The news itself was hardly startling. It has been increasingly clear during the last year that the Regent (Vladimir Putin) would recover the throne from the Dauphin (Dmitry Medvedev). But now that it seems a certainty that Russia is headed for (at least) 12 more years of Putinism, alarm bells ought to be sounding. Why? Because by every indicator — macroeconomic, political, social — the system that Putin forged in the early 2000s is all but exhausted and is driving the country toward a dead end. It must be radically reformed, or better yet, discarded. But how can it be gotten rid of with its creator back in control?
In the last 12 years, first under Putin and then under the Putin-Medvedev duo, Russia's dependence on oil exports has grown enormously, and with it the economy's vulnerability to swings in the world hydrocarbon market. In the early years of this century, oil exports accounted for one-third of the state budget; today they constitute one-half. At this point, the country's budget could be balanced only if the price of oil were to rise above $125 a barrel. Already the ruble is at a two-year low against the dollar, and the stock market is down 20% this year.
If it continues on its current path, Russia is headed toward becoming a petro-state, with all the problems such systems spawn: pervasive corruption, sharp income differentiation, a lack of social mobility, a decline in scientific and technological progress, and increased control of the economy by government monopolies. As Medvedev himself has admitted, a trillion rubles (or about $30 billion) is simply stolen from the budget every year.
According to public opinion polls, a majority of Russians believes that there is more corruption today than during the "lawless 1990s." The courts are for sale and police are so corrupt, incompetent and brutal that Russians say they are often more afraid of them than of criminals.

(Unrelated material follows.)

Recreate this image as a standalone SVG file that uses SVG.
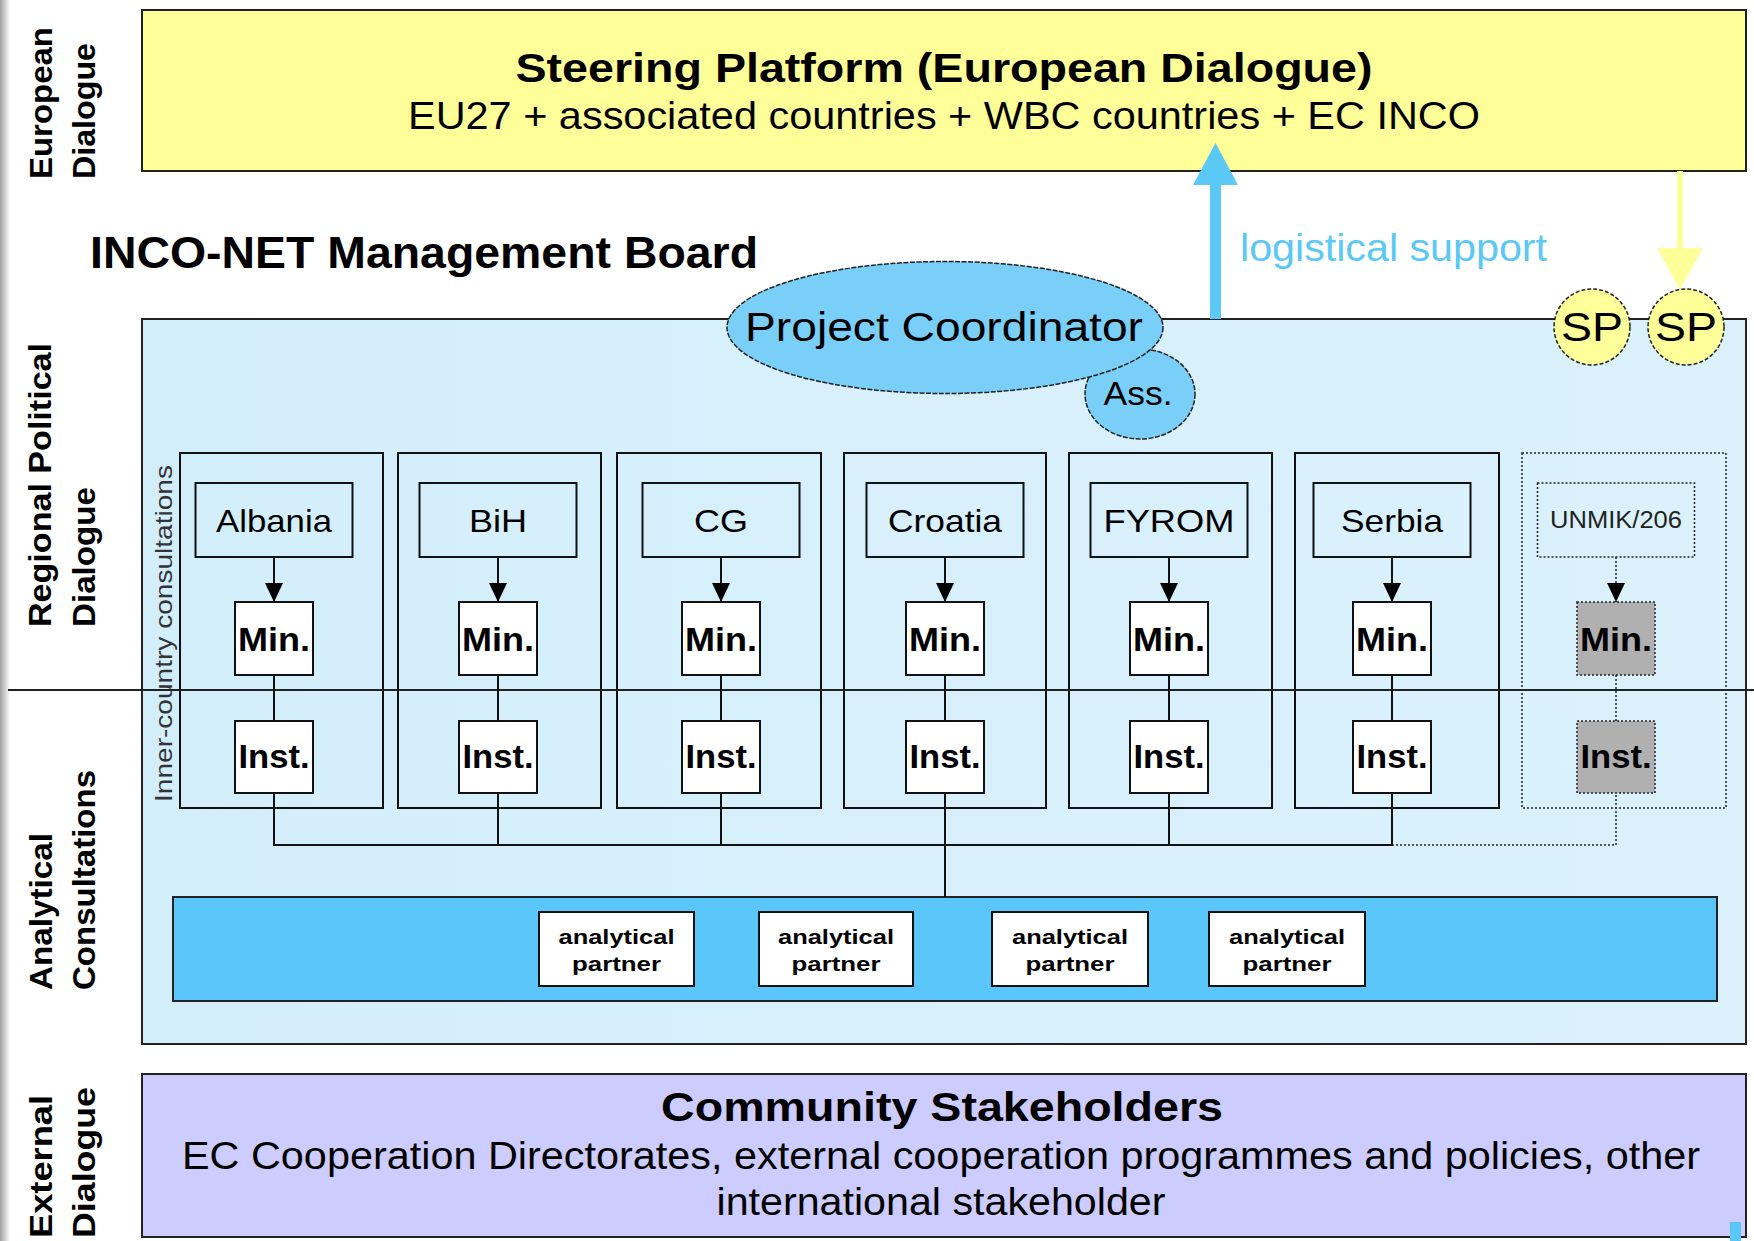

Business creation is stifled, because for many potential entrepreneurs, the "corruption tax" is prohibitive. Despite trillions of petrodollars pouring into government coffers, education and healthcare are, in many instances, less available and of poorer quality then they were in the old Soviet Union.
The deterioration of education has meant that as the current generation of scientist and engineers reaches retirement age, there aren't enough highly trained people to replace them. With its satellites falling out of the sky and its intercontinental ballistic missiles failing test after test, Russia now imports not only passenger planes but high-tech weaponry and battleships.
With the population aging rapidly, the state-owned pension fund has run up enormous deficits and may be close to collapse. Inflation is dangerously high at 8% — largely the result of a government move to raise pensions and salaries in advance of the December and March elections, which will be little more than shams. As Putin himself acknowledged last week, very painful cost-cutting measures will have to be undertaken to stave off budget deficits and inflation.
The result of all these things has been a mass out-migration of Russia's most productive citizens and their families, with more than a million leaving in the last few years. Many more have vowed to leave if Putin becomes president again.
The cure for this systemic and increasingly acute malaise is well known: modernization. Both Medvedev and Putin have uttered that word hundreds of times, but they have failed to embrace what it would mean in Russia: impartial courts, honest and competent bureaucracies, a truly uncensored press, free and fair elections at all levels of government, de-monopolization of key sectors of the economy and a reduction of state control of the economy.
In other words, to truly embrace modernization, Putin would have to dismantle the very institutions and traditions he set up — a most unlikely eventuality. Yet, with its continuity now assured and normal channels of political feedback and change stifled, discontent is certain to acquire more dangerous street forms.
The United States must prepare for all manner of destabilizing developments in the world's other nuclear superpower. We should also be ready for greater truculence in Russia's relations with the West and greater assertiveness with regard to the former Soviet republics, which it still considers part of its "sphere of influence."
The U.S. and its allies are likely, once again, to be exposed to Putin's harangues and to policies informed by his profound mistrust of the West and his perennial theatrical overreactions to perceived slights. Moscow's cooperation on Afghanistan is likely to continue, because a Taliban victory would not be in Russia's strategic interest. But no progress should be expected on the European missile defense, Putin's bête noir, while the modest progress that has been made in enlisting Russian support of sanctions on Iran might be halted or even reversed.
Over the last few years, the U.S. goal with regard to Russia has been to try to reset relations. To the extent that success requires at least some confluence of values between the two political systems, that objective now seems almost impossibly distant. Russia is entering rough waters, and the world will feel the turbulence.
Leon Aron is director of Russian studies at the American Enterprise Institute.